For Jairus, it was perhaps the most difficult interruption, but yet one of the most common of all, and one that all of us experience at some point in our lives – that of illness. The only thing he knew for sure at that moment was that his precious child was dying and that none of the solutions of the world and the temple had helped her. Illness knows no status, or class, or income level, or geographic location. It is no respecter of life, but rather illness interrupts all of our lives, not just our physical well being, but perhaps worst of all, it robs us of our hopes and dreams. Jairus had so many dreams for his little girl. But this illness was threatening to interrupt all of those. Jesus does not cause our lives to be interrupted, but He is always willing to come with us and to us in the midst of them. Whenever they come. Whenever we come to Him, Jesus is willing to be interrupted to come with us. Your girl is not dead Jairus, Jesus says, in spite of what the mourners say.

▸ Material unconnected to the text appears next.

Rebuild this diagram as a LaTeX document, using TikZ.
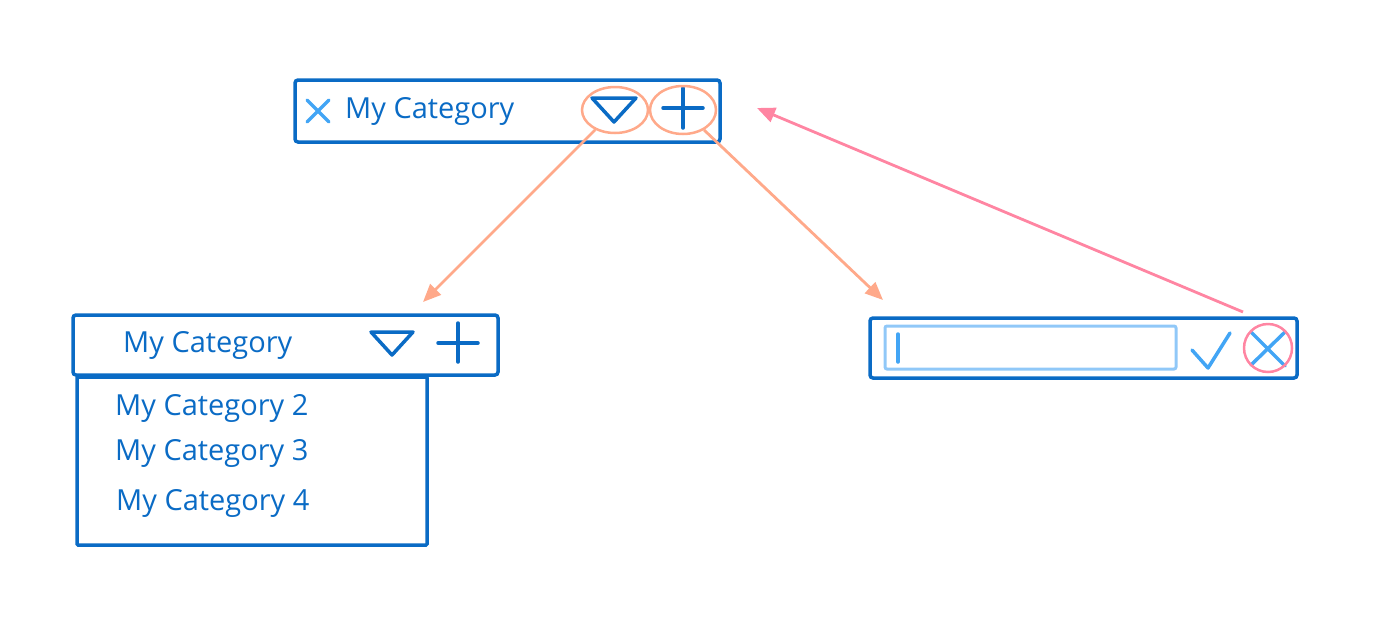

In spite of what the world says. She will live again. And so will Jairus. Jesus transforms the interruptions of our lives into victory, one way or another. It may not always be what we anticipated. Not the way we thought our life would unfold. Because it is no longer life as dictated by the world. It is the life that only Jesus can bring. You see, this precious little girl was not the only one who received new life when Jesus came. So did Jairus. He put his old life behind him when he invited Jesus to come home and he, too, received new life.

 

I don’t know all the interruptions that you are dealing with right now. Some are struggling with illnesses that have no earthly cure. Or watching helplessly as a loved one suffers. Some have been laid off at work. Some are struggling with children who persist in making bad choices in life. Some are caught in the downward spiral of a relationship that has gone bad. This wasn’t what you expected for your life. Not what you planned. Not what you hoped. I don’t know what all the interruptions are. But here’s what I do know. And that is that wherever Jesus is right now for you. No matter what you think He is or is not doing in this world. He is waiting for you to interrupt Him right this moment. For you, in the midst of your struggles and worries and concerns to invite Him to come home with you. To come into your heart this very moment. To give you new life and new hope and place new dreams in your heart. And to change the interruptions of this life into victories for all eternity. And all you have to do is ask. This altar is that place where we push through the crowds and throw ourselves at the feet of Jesus and ask Him to come home to us. Because Pardon the interruption but you aren’t dead. It’s time to get up and walk with Jesus through all the struggles of this world into new life with Him. A life that will last forever.